Collected data:
===
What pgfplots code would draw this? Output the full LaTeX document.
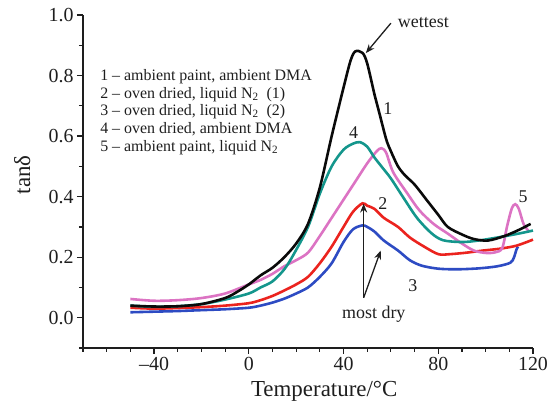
\documentclass[border=0pt]{standalone}
\usepackage{fontspec}
\setmainfont{Liberation Serif}
\usepackage{pgfplots}
\pgfplotsset{compat=1.18}
\usetikzlibrary{arrows.meta}

\definecolor{txt}{RGB}{30,30,30}
\definecolor{c1}{RGB}{10,10,10}
\definecolor{c2}{RGB}{235,35,30}
\definecolor{c3}{RGB}{45,75,195}
\definecolor{c4}{RGB}{20,150,140}
\definecolor{c5}{RGB}{220,115,195}

\begin{document}
\begin{tikzpicture}
\begin{axis}[
    at={(0,0)}, anchor=south west,
    scale only axis, width=450bp, height=333bp,
    xmin=-70, xmax=120, ymin=-0.1, ymax=1.0,
    axis lines*=left,
    axis line style={line width=1.2pt, txt},
    tick align=outside,
    major tick length=6bp, minor tick length=4bp,
    tick style={line width=1.2pt, txt},
    xtick={-40,0,40,80,120},
    xticklabels={–40,0,40,80,120},
    minor xtick={-70,-60,...,110},
    ytick={0,0.2,0.4,0.6,0.8,1.0},
    minor ytick={-0.1,0.1,0.3,0.5,0.7,0.9},
    yticklabel style={/pgf/number format/fixed, /pgf/number format/fixed zerofill, /pgf/number format/precision=1},
    /pgf/number format/assume math mode=true,
    tick label style={font=\fontsize{20}{22}\selectfont, text=txt},
    xlabel={Temperature/°C},
    ylabel={tanδ},
    label style={font=\fontsize{23}{26}\selectfont, text=txt},
    xlabel style={at={(axis description cs:0.536,-0.13)}, anchor=center},
    ylabel style={at={(axis description cs:-0.135,0.52)}, anchor=center},
    clip=false,
    every axis plot/.append style={line width=2.6pt, smooth, no markers},
]

% 3 - oven dried, liquid N2 (2)
\addplot[c3] coordinates {
(-50,0.018) (-40,0.02) (-30,0.022) (-20,0.025) (-10,0.028) (0,0.033) (5,0.04)
(10,0.05) (15,0.063) (20,0.08) (25,0.1) (30,0.135) (35,0.18) (40,0.25)
(44,0.292) (48,0.305) (50,0.30) (53,0.285) (57,0.255) (63,0.222) (68,0.19)
(73,0.172) (80,0.162) (88,0.16) (97,0.163) (105,0.17) (110.5,0.182)
(112,0.2) (113,0.225) (113.7,0.235)
};

% 2 - oven dried, liquid N2 (1)
\addplot[c2] coordinates {
(-50,0.033) (-40,0.03) (-30,0.032) (-20,0.035) (-10,0.04) (0,0.048) (5,0.058)
(10,0.072) (15,0.09) (20,0.11) (25,0.135) (30,0.18) (35,0.235) (40,0.30)
(44,0.35) (48,0.378) (50,0.37) (53,0.36) (57,0.33) (63,0.30) (68,0.265)
(74,0.235) (80,0.21) (85,0.21) (92,0.215) (99,0.222) (106,0.228)
(113,0.238) (120,0.258)
};

% 5 - ambient paint, liquid N2
\addplot[c5] coordinates {
(-50,0.062) (-40,0.056) (-30,0.058) (-20,0.065) (-10,0.08) (0,0.11) (5,0.125)
(10,0.145) (15,0.17) (20,0.19) (25,0.215) (30,0.27) (35,0.33) (40,0.39)
(45,0.45) (50,0.51) (54,0.55) (56,0.56) (58,0.545) (61,0.48) (67,0.41)
(72,0.355) (78,0.31) (84,0.278) (90,0.245) (95,0.222) (100,0.214)
(104,0.216) (107,0.23) (109,0.3) (111,0.36) (112.5,0.375) (114,0.36)
(116,0.31) (118,0.288)
};

% 4 - oven dried, ambient DMA
\addplot[c4] coordinates {
(-50,0.04) (-40,0.036) (-30,0.038) (-20,0.045) (-10,0.06) (0,0.08) (5,0.1)
(10,0.12) (15,0.16) (19,0.21) (25,0.3) (30,0.41) (35,0.5) (40,0.555)
(44,0.575) (47,0.58) (50,0.565) (53,0.53) (56,0.5) (60,0.46) (65,0.4)
(71,0.33) (77,0.28) (82,0.256) (90,0.25) (97,0.255) (105,0.265)
(114,0.278) (120,0.288)
};

% 1 - ambient paint, ambient DMA
\addplot[c1] coordinates {
(-50,0.04) (-40,0.037) (-30,0.038) (-20,0.045) (-10,0.065) (-5,0.085)
(0,0.11) (5,0.14) (10,0.165) (15,0.2) (20,0.245) (25,0.31) (30,0.43)
(35,0.6) (40,0.76) (43,0.85) (45,0.88) (48,0.875) (50,0.84) (53,0.74)
(55,0.68) (58,0.59) (60,0.55) (63,0.5) (66,0.47) (70,0.44) (75,0.39)
(80,0.34) (84,0.3) (90,0.275) (95,0.26) (101,0.255) (108,0.27)
(114,0.29) (119,0.31)
};

% legend block
\begin{scope}[every node/.style={anchor=base west, font=\fontsize{16}{18}\selectfont, text=txt, inner sep=0pt}]
\node at (axis cs:-62.8,0.785) {1 – ambient paint, ambient DMA};
\node at (axis cs:-62.8,0.725) {2 – oven dried, liquid N\textsubscript{2}~ (1)};
\node at (axis cs:-62.8,0.669) {3 – oven dried, liquid N\textsubscript{2}~ (2)};
\node at (axis cs:-62.8,0.609) {4 – oven dried, ambient DMA};
\node at (axis cs:-62.8,0.550) {5 – ambient paint, liquid N\textsubscript{2}};
\end{scope}

% annotations
\begin{scope}[every node/.style={font=\fontsize{18}{20}\selectfont, text=txt}]
\node at (axis cs:58.7,0.69) {1};
\node at (axis cs:44.3,0.613) {4};
\node at (axis cs:56.6,0.377) {2};
\node at (axis cs:115.8,0.40) {5};
\node at (axis cs:69.3,0.106) {3};
\node at (axis cs:52.8,0.013) {most dry};
\node[anchor=base west] at (axis cs:61.5,0.958) {wettest};
\end{scope}
\draw[line width=1.3pt, txt, -{Stealth[length=9pt,width=7pt]}] (axis cs:60,0.973) -- (axis cs:49.4,0.874);
\draw[line width=1.3pt, txt, -{Stealth[length=9pt,width=7pt]}] (axis cs:48.5,0.066) -- (axis cs:48.5,0.377);
\draw[line width=1.3pt, txt, -{Stealth[length=9pt,width=7pt]}] (axis cs:48.5,0.066) -- (axis cs:55.7,0.222);

\end{axis}
\pgfresetboundingbox
\path (-83bp,-62bp) rectangle (472bp,348bp);
\end{tikzpicture}
\end{document}
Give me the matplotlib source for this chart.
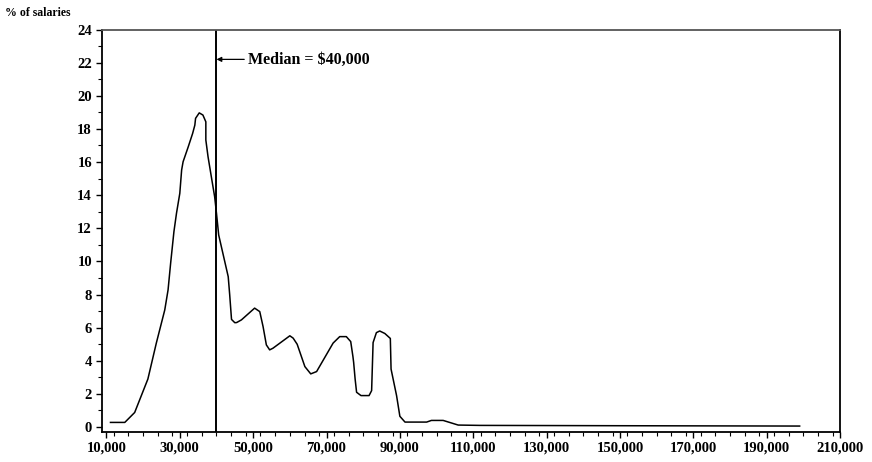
import matplotlib
matplotlib.use("Agg")
import matplotlib.pyplot as plt
from matplotlib.ticker import MultipleLocator, FuncFormatter

# Salary (thousands of $) and % of salaries
salary_k = [11.1, 15.0, 17.7, 21.3, 23.6, 25.9, 26.8, 27.5, 28.4, 29.1, 30.0, 30.5,
            30.9, 32.3, 33.5, 34.1, 34.3, 35.3, 36.3, 37.1, 37.1, 37.7, 38.6, 39.5,
            40.0, 40.6, 43.2, 43.6, 44.1, 45.0, 45.5, 46.8, 50.4, 51.8, 52.7, 53.6,
            54.5, 55.4, 60.0, 60.9, 62.0, 64.1, 65.7, 67.3, 71.8, 73.6, 75.4, 76.6,
            77.2, 77.4, 77.8, 78.2, 79.4, 81.6, 82.3, 82.7, 83.6, 84.5, 85.9, 87.4,
            87.6, 89.1, 90.0, 91.4, 97.3, 98.6, 101.8, 105.9, 111.8, 150.0, 199.0]
pct = [0.28, 0.28, 0.88, 2.9, 5.07, 7.07, 8.28, 9.89, 11.8, 12.91, 14.11, 15.52,
       16.02, 16.92, 17.73, 18.23, 18.64, 18.97, 18.84, 18.43, 17.33, 16.32, 15.11, 13.91,
       12.91, 11.6, 9.08, 8.0, 6.5, 6.3, 6.31, 6.47, 7.18, 6.97, 6.07, 4.96,
       4.66, 4.76, 5.51, 5.37, 5.0, 3.65, 3.21, 3.35, 5.07, 5.46, 5.46, 5.16,
       4.26, 3.9, 2.9, 2.1, 1.9, 1.9, 2.2, 5.1, 5.7, 5.8, 5.65, 5.35,
       3.5, 1.9, 0.65, 0.3, 0.3, 0.4, 0.4, 0.12, 0.1, 0.08, 0.06]

median_k = 40.0
median_label = "Median = $40,000"
y_label = "% of salaries"

x_ticks_k = [10, 30, 50, 70, 90, 110, 130, 150, 170, 190, 210]
y_ticks = list(range(0, 25, 2))

serif = ["Liberation Serif", "DejaVu Serif"]
plt.rcParams['font.family'] = serif
plt.rcParams['font.weight'] = 'bold'

fig = plt.figure(figsize=(8.72, 4.62), dpi=100)
ax = fig.add_axes([0.1166, 0.0649, 0.9633 - 0.1166, 0.936 - 0.0649])

ax.plot(salary_k, pct, color='black', lw=1.1, solid_joinstyle='round')
ax.axvline(median_k, color='black', lw=1.4)

ax.annotate(median_label, xy=(median_k, 22.2), xytext=(median_k + 8.7, 22.2),
            fontsize=11.5, fontweight='bold', va='center', ha='left',
            arrowprops=dict(arrowstyle='-|>', color='black', lw=0.9,
                            mutation_scale=7, shrinkA=1, shrinkB=0))

ax.set_xlim(8.7, 210)
ax.set_ylim(-0.3, 24)
ax.set_xticks(x_ticks_k)
ax.xaxis.set_minor_locator(MultipleLocator(4))
ax.set_yticks(y_ticks)
ax.yaxis.set_minor_locator(MultipleLocator(1))
ax.xaxis.set_major_formatter(FuncFormatter(lambda v, p: f"{int(round(v * 1000)):,}"))

ax.tick_params(axis='both', which='major', direction='out', length=4, width=1,
               labelsize=10.5, pad=3)
ax.tick_params(axis='both', which='minor', direction='out', length=3, width=0.8)
for lab in ax.get_xticklabels() + ax.get_yticklabels():
    lab.set_fontweight('bold')

for s in ax.spines.values():
    s.set_linewidth(1.3)
    s.set_color('black')
ax.spines['top'].set_color('#555555')

fig.text(0.006, 0.972, y_label, fontsize=8.5, fontweight='bold', ha='left', va='center')

fig.savefig("out.png", dpi=100)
===
**EXERCISE BRIEF:** Skip all pictures. Retype exactly the span whose first line is the one with "Give me the matplotlib source for this chart." and whose last line is the one with "from matplotlib.ticker import".

**REPLY TO THE EXERCISE:**
Give me the matplotlib source for this chart.
import matplotlib
matplotlib.use("Agg")
import matplotlib.pyplot as plt
from matplotlib.ticker import MultipleLocator, FuncFormatter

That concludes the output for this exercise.